======== EXCERPTED DATA ========

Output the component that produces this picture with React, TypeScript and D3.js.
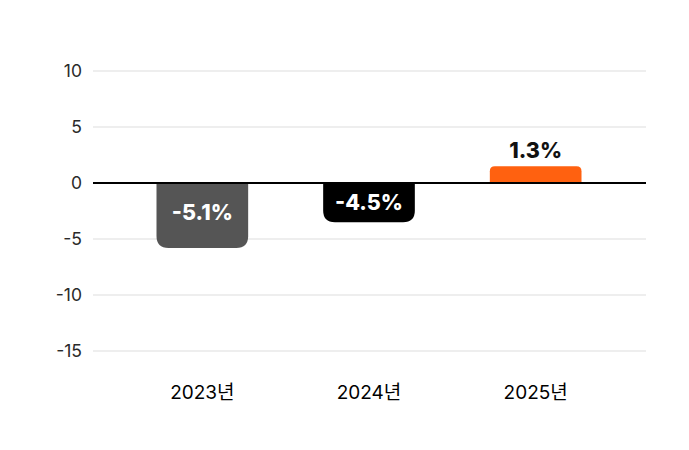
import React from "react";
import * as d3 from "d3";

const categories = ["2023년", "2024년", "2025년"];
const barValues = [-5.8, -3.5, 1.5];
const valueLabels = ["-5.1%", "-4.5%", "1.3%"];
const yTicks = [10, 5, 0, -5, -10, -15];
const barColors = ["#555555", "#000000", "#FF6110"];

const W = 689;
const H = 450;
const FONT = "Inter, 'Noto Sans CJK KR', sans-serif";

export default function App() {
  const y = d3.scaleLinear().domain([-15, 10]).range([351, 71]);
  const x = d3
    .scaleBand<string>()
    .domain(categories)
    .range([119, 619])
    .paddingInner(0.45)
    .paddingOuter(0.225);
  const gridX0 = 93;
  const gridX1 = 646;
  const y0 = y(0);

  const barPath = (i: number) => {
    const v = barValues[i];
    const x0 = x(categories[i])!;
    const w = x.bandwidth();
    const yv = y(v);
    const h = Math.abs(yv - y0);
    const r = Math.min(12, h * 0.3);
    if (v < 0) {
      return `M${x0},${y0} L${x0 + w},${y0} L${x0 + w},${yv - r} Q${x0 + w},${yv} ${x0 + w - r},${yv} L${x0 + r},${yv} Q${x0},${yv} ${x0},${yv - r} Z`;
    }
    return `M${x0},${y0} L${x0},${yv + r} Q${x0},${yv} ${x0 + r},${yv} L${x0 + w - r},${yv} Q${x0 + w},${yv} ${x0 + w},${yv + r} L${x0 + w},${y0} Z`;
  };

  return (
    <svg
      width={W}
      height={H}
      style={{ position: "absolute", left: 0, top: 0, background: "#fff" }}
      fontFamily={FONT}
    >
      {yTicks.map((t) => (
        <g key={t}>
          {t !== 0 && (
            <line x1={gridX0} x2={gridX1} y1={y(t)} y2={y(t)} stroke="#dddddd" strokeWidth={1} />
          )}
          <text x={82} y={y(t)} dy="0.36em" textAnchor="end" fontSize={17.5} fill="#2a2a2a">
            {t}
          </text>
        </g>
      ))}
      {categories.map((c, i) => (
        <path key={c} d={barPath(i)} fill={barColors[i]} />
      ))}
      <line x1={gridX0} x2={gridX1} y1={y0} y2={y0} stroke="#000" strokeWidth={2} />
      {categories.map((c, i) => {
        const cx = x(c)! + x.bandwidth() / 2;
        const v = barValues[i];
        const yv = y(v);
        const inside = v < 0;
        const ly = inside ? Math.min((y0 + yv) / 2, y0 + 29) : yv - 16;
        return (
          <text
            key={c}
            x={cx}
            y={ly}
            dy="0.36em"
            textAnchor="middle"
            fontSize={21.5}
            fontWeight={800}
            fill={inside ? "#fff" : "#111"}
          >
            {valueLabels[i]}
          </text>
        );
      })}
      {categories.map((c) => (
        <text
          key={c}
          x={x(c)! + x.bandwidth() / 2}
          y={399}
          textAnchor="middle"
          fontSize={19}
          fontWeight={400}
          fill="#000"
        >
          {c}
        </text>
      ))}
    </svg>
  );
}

========
======== EXCERPTED DATA ========

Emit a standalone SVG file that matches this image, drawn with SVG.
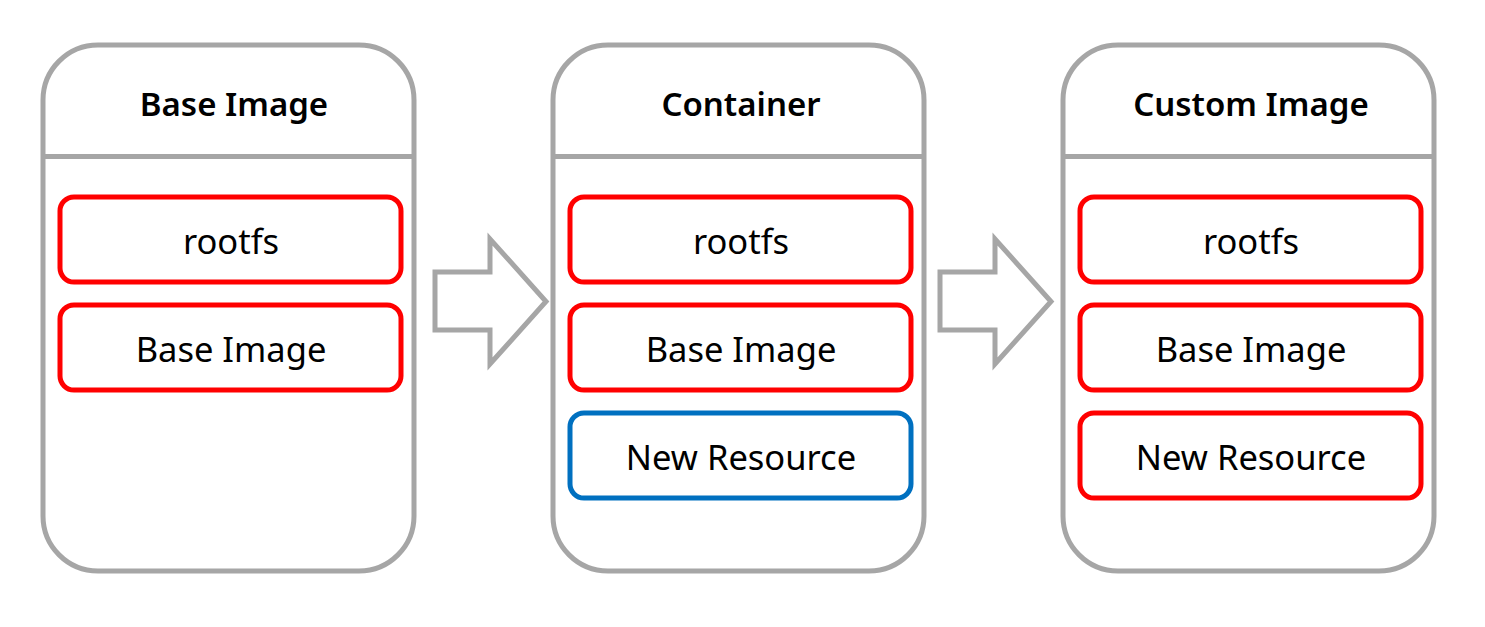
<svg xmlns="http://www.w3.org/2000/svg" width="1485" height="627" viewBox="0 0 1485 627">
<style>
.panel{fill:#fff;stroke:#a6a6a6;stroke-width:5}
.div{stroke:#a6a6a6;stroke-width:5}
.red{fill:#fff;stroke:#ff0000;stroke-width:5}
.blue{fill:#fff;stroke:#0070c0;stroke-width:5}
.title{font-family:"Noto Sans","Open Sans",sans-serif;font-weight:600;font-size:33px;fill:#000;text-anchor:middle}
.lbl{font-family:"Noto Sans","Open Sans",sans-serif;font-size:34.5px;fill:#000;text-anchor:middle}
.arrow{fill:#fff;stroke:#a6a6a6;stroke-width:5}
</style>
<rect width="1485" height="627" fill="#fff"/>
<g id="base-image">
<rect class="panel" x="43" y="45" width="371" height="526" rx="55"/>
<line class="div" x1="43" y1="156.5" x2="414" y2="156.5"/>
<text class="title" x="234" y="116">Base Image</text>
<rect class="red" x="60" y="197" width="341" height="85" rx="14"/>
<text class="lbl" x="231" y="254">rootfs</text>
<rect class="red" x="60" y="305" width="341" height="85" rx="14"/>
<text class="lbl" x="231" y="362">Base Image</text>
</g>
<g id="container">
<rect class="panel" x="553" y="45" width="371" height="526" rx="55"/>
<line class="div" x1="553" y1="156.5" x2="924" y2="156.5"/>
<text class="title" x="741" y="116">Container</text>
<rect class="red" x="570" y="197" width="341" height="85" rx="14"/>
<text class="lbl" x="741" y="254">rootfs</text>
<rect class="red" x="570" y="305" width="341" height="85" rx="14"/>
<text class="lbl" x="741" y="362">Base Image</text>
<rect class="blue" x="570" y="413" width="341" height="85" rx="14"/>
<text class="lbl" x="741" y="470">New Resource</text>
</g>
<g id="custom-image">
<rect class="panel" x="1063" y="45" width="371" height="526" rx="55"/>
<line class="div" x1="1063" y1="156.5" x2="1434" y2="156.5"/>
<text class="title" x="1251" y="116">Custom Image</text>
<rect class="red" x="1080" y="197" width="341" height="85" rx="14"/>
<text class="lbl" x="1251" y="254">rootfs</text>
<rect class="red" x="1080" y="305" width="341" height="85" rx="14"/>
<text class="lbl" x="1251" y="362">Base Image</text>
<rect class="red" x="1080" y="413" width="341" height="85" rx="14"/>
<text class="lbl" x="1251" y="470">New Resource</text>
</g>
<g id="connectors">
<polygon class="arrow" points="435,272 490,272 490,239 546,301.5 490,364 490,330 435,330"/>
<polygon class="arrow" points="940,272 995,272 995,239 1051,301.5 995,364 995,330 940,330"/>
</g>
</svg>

========

- **EXERCISE DIRECTIONS**:
Search the records above for "that". Copy each line where it is found.

- **ANSWER TO THE TASK**:
Output the component that produces this picture with React, TypeScript and D3.js.
Emit a standalone SVG file that matches this image, drawn with SVG.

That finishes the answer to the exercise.